- See: Olinda e Recife
- Installed: 2 March 1985
- Term ended: 1 August 2009
- Predecessor: Hélder Câmara
- Successor: Antônio Fernando Saburido [de; pl; pt]
- Other post: Bishop of Paracatu

Orders
- Ordination: 28 April 1957
- Consecration: 27 May 1979

Personal details
- Born: 30 June 1933 (age 93)
- Denomination: Catholic Church
- Motto: In obsequio Jesu Christi

= José Cardoso Sobrinho =

Catholic archbishop

José Cardoso Sobrinho (born 30 June 1933, in Caruaru) is the Archbishop Emeritus of the Roman Catholic Archdiocese of Olinda e Recife in the Brazilian state of Pernambuco.

He joined the Order of Our Lady of Mount Carmel in 1957 and was appointed bishop of Paracatu in 1979. Sobrinho is the successor of Hélder Câmara and had been tasked with undoing the influence of liberation theology in that region of Brazil.

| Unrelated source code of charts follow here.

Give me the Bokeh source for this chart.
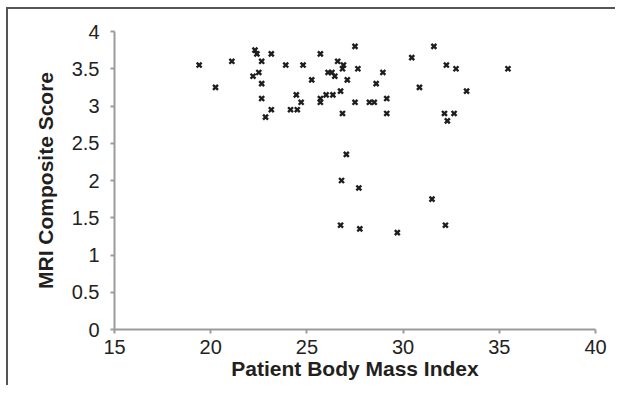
from bokeh.plotting import figure
from bokeh.models import ColumnDataSource, FixedTicker, CustomJSTickFormatter, Range1d
from bokeh.embed import file_html
from bokeh.resources import INLINE

# Patient BMI (x) and MRI composite score (y)
bmi = [19.4, 20.25, 21.1, 22.3, 22.4, 22.2, 22.5, 22.65, 22.65, 22.65,
       22.85, 23.15, 23.15, 23.9, 24.15, 24.5, 24.45, 24.7, 24.8, 25.25,
       25.7, 25.7, 25.7, 26.0, 26.1, 26.35, 26.3, 26.45, 26.6, 26.75,
       26.85, 26.9, 26.85, 27.1, 27.5, 27.5, 27.65, 28.25, 28.5, 28.6,
       28.95, 29.15, 29.15, 30.45, 30.85, 31.6, 32.25, 32.15, 32.3, 32.65,
       32.75, 33.3, 35.45,
       27.05, 26.8, 27.7, 31.5, 26.75, 27.75, 29.7, 32.2]
mri = [3.55, 3.25, 3.60, 3.75, 3.70, 3.40, 3.45, 3.60, 3.30, 3.10,
       2.85, 2.95, 3.70, 3.55, 2.95, 2.95, 3.15, 3.05, 3.55, 3.35,
       3.70, 3.10, 3.05, 3.15, 3.45, 3.15, 3.45, 3.40, 3.60, 3.20,
       3.50, 3.55, 2.90, 3.35, 3.80, 3.05, 3.50, 3.05, 3.05, 3.30,
       3.45, 3.10, 2.90, 3.65, 3.25, 3.80, 3.55, 2.90, 2.80, 2.90,
       3.50, 3.20, 3.50,
       2.35, 2.00, 1.90, 1.75, 1.40, 1.35, 1.30, 1.40]

x_ticks = [15, 20, 25, 30, 35, 40]
y_ticks = [0, 0.5, 1, 1.5, 2, 2.5, 3, 3.5, 4]

source = ColumnDataSource(data=dict(x=bmi, y=mri))

p = figure(width=615, height=385, output_backend="svg", toolbar_location=None,
           x_range=Range1d(15, 40), y_range=Range1d(0, 4),
           min_border_left=114, min_border_right=20,
           min_border_top=31, min_border_bottom=56)
# thin frame line along the left and top edges of the picture
p.styles = {"background": ("linear-gradient(#555555,#555555) 6px 7px / 2px 100% no-repeat, "
                           "linear-gradient(#555555,#555555) 6px 7px / 100% 2px no-repeat, "
                           "#ffffff")}

p.scatter("x", "y", source=source, marker="x", size=7, line_width=2.4,
          line_color="#1e1e1e")

p.outline_line_color = None
p.xgrid.grid_line_color = None
p.ygrid.grid_line_color = None
p.background_fill_color = "white"
p.border_fill_color = None

fmt = CustomJSTickFormatter(code="return tick.toString();")

for ax, ticks in ((p.xaxis[0], x_ticks), (p.yaxis[0], y_ticks)):
    ax.ticker = FixedTicker(ticks=ticks)
    ax.formatter = fmt
    ax.axis_line_color = "#9b9b9b"
    ax.axis_line_width = 2
    ax.major_tick_line_color = "#9b9b9b"
    ax.major_tick_line_width = 2
    ax.major_tick_out = 4
    ax.major_tick_in = 0
    ax.minor_tick_line_color = None
    ax.major_label_text_font = "Liberation Sans"
    ax.major_label_text_font_size = "20px"
    ax.major_label_text_color = "#222222"
    ax.axis_label_text_font = "Liberation Sans"
    ax.axis_label_text_font_size = "21px"
    ax.axis_label_text_font_style = "bold"
    ax.axis_label_text_color = "#231f20"

p.xaxis.axis_label = "Patient Body Mass Index"
p.yaxis.axis_label = "MRI Composite Score"
p.xaxis.major_label_standoff = 6
p.xaxis.axis_label_standoff = 0
p.yaxis.major_label_standoff = 11
p.yaxis.axis_label_standoff = 12

open("out.html", "w").write(file_html(p, INLINE))
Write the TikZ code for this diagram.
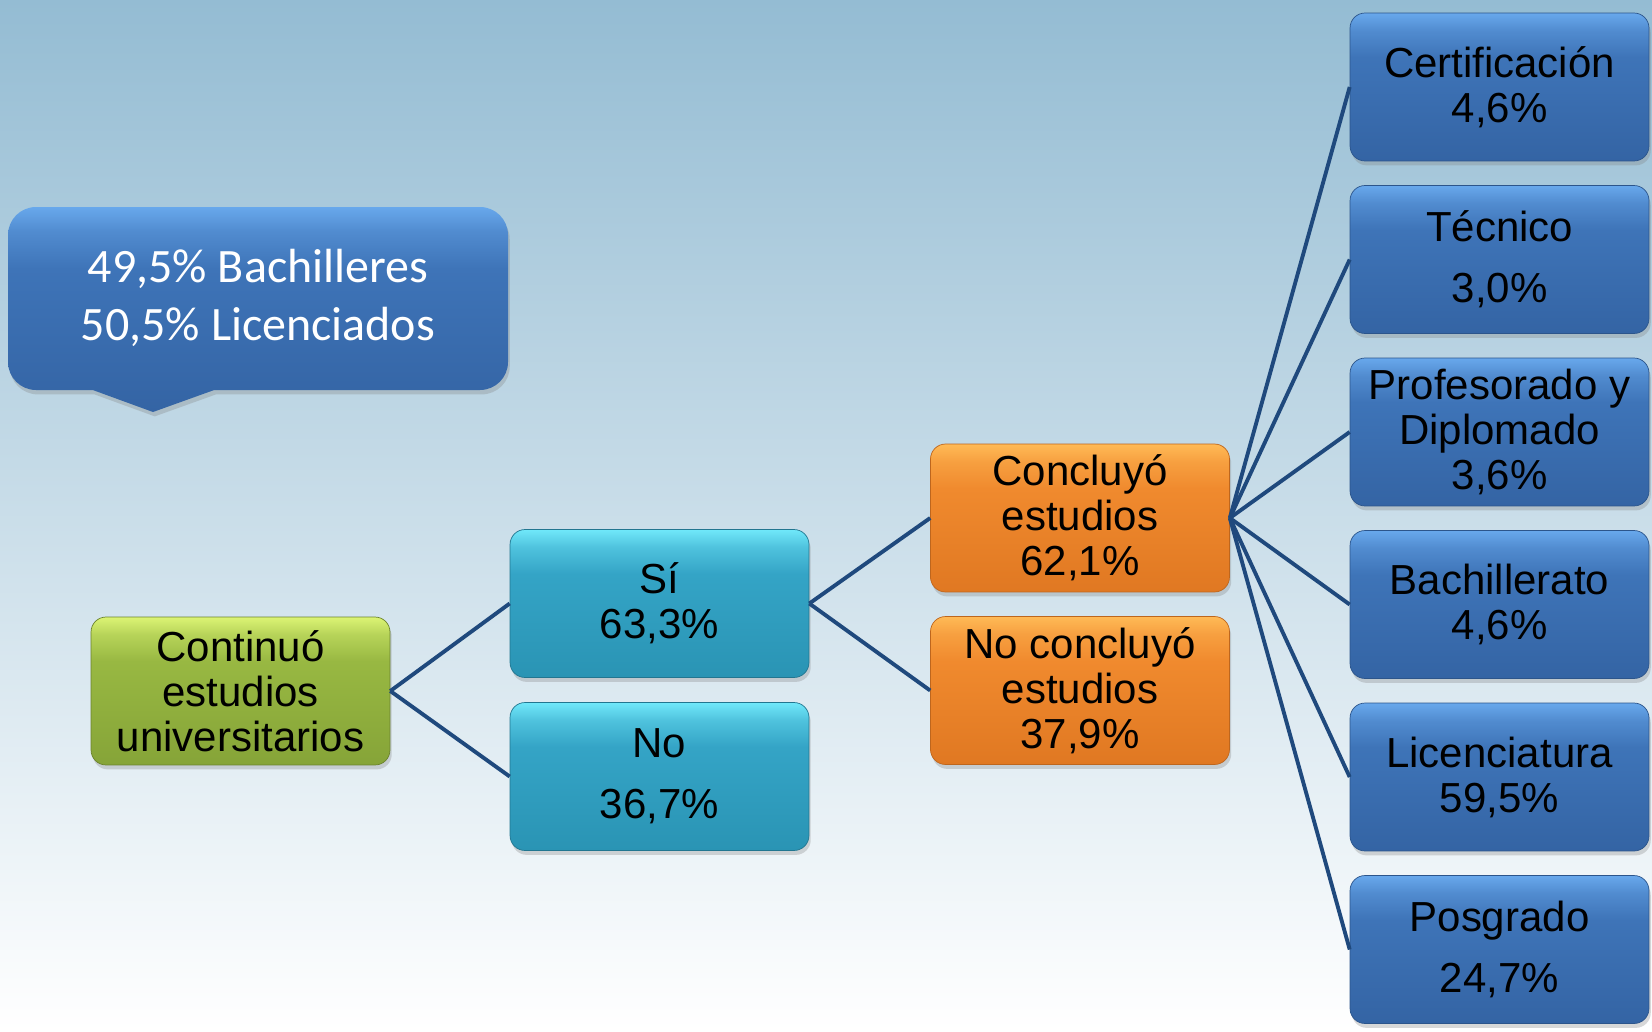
\documentclass[tikz,border=0pt]{standalone}
\usepackage{fontspec}
\setmainfont{Liberation Sans}
\newfontfamily\notafont{Carlito}
\usetikzlibrary{positioning,shadows}

\definecolor{fondo}{RGB}{148,188,211}
\definecolor{linea}{RGB}{31,73,125}
\definecolor{azulA}{RGB}{104,168,236}
\definecolor{azulB}{RGB}{62,116,184}
\definecolor{azulC}{RGB}{52,100,164}
\definecolor{cianA}{RGB}{112,232,250}
\definecolor{cianB}{RGB}{52,164,198}
\definecolor{cianC}{RGB}{42,148,180}
\definecolor{narA}{RGB}{255,186,86}
\definecolor{narB}{RGB}{240,138,46}
\definecolor{narC}{RGB}{224,120,34}
\definecolor{verA}{RGB}{220,244,116}
\definecolor{verB}{RGB}{152,184,66}
\definecolor{verC}{RGB}{134,164,56}

% bisel: banda clara arriba, cuerpo casi plano
\pgfdeclareverticalshading{biselazul}{100bp}{color(0bp)=(azulC); color(25bp)=(azulC);
  color(60bp)=(azulB); color(69bp)=(azulB!55!azulA); color(75bp)=(azulA); color(100bp)=(azulA)}
\pgfdeclareverticalshading{biselcian}{100bp}{color(0bp)=(cianC); color(25bp)=(cianC);
  color(60bp)=(cianB); color(69bp)=(cianB!55!cianA); color(75bp)=(cianA); color(100bp)=(cianA)}
\pgfdeclareverticalshading{biselnar}{100bp}{color(0bp)=(narC); color(25bp)=(narC);
  color(60bp)=(narB); color(69bp)=(narB!55!narA); color(75bp)=(narA); color(100bp)=(narA)}
\pgfdeclareverticalshading{biselver}{100bp}{color(0bp)=(verC); color(25bp)=(verC);
  color(60bp)=(verB); color(69bp)=(verB!55!verA); color(75bp)=(verA); color(100bp)=(verA)}

\tikzset{
  sombra/.style={drop shadow={opacity=0.3, shadow xshift=1pt, shadow yshift=-2.5pt}},
  caja/.style={rectangle, rounded corners=0.3cm, minimum width=5.98cm,
    minimum height=2.96cm, inner sep=0pt, align=center, text=black,
    font=\fontsize{23.9}{25.6}\selectfont, sombra},
  verde/.style={caja, draw=verC!80!black, shading=biselver},
  cian/.style={caja, draw=cianC!80!black, shading=biselcian},
  naranja/.style={caja, draw=narC!85!black, shading=biselnar},
  azul/.style={caja, draw=azulC!85!black, shading=biselazul},
  conector/.style={draw=linea, line width=2.2pt}
}

\begin{document}
\begin{tikzpicture}[x=0.02cm, y=-0.02cm]
  % Fondo
  \useasboundingbox (0,0) rectangle (1652,1031);
  \fill[top color=fondo, bottom color=white] (0,0) rectangle (1652,1031);

  % Nota
  \path[shading=biselazul, sombra]
    [rounded corners=0.56cm] (8,207) rectangle (508,390)
    [sharp corners] (90,389) -- (153,412) -- (217,389) -- cycle;
  \node[text=white, font=\notafont\fontsize{27.3}{33}\selectfont, align=center]
    (nota) at (258,298) {49,5\% Bachilleres\\50,5\% Licenciados};

  % Raiz
  \node[verde] (cont) at (240.5,691) {Continuó\\estudios\\universitarios};

  % Primer nivel
  \node[cian] (si) at (659.5,603.5) {Sí\\63,3\%};
  \node[cian] (no) at (659.5,776.5) {No\\[9pt]36,7\%};

  % Segundo nivel
  \node[naranja] (concl) at (1080,518) {Concluyó\\estudios\\62,1\%};
  \node[naranja] (noconcl) at (1080,690.5) {No concluyó\\estudios\\37,9\%};

  % Tercer nivel
  \node[azul] (cert) at (1499.5,87) {Certificación\\4,6\%};
  \node[azul] (tec) at (1499.5,259.5) {Técnico\\[9pt]3,0\%};
  \node[azul] (prof) at (1499.5,432) {Profesorado y\\Diplomado\\3,6\%};
  \node[azul] (bach) at (1499.5,604.5) {Bachillerato\\4,6\%};
  \node[azul] (lic) at (1499.5,777) {Licenciatura\\59,5\%};
  \node[azul] (pos) at (1499.5,949.5) {Posgrado\\[9pt]24,7\%};

  % Conectores
  \draw[conector] (cont.east) -- (si.west);
  \draw[conector] (cont.east) -- (no.west);
  \draw[conector] (si.east) -- (concl.west);
  \draw[conector] (si.east) -- (noconcl.west);
  \foreach \n in {cert,tec,prof,bach,lic,pos}
    \draw[conector] (concl.east) -- (\n.west);
\end{tikzpicture}
\end{document}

==2009 statement of excommunication==

In March 2009, after an abortion on a nine-year-old girl raped by her stepfather and pregnant with twins had been performed due to rape exception of Brazil’s abortion laws, Sobrinho stated that automatic excommunication had been incurred by the girl's mother and the medical team. Regarding his statement, he said:

The law of God is higher than any human laws. When a human law—that is, a law enacted by human legislators—is against the law of God, that law has no value. The adults who approved, who carried out this abortion have incurred excommunication.

President Lula da Silva and Health Minister José Gomes Temporão decried his statement. The National Conference of Bishops of Brazil disowned it, saying that the mother was certainly not excommunicated and there was insufficient evidence to show that any member of the medical team was. The statement was also criticized in the Vatican newspaper L'Osservatore Romano by the President of the Pontifical Academy for Life, Cardinal Rino Fisichella. One of the doctors concerned said the controversy had drawn needed attention to Brazil's restrictive abortion laws.

==Retirement==

Sobrinho's resignation was accepted when he reached the canonical age limit upon turning 75 in 2008. His successor is Antônio Fernando Saburido, previously Bishop of Sobral.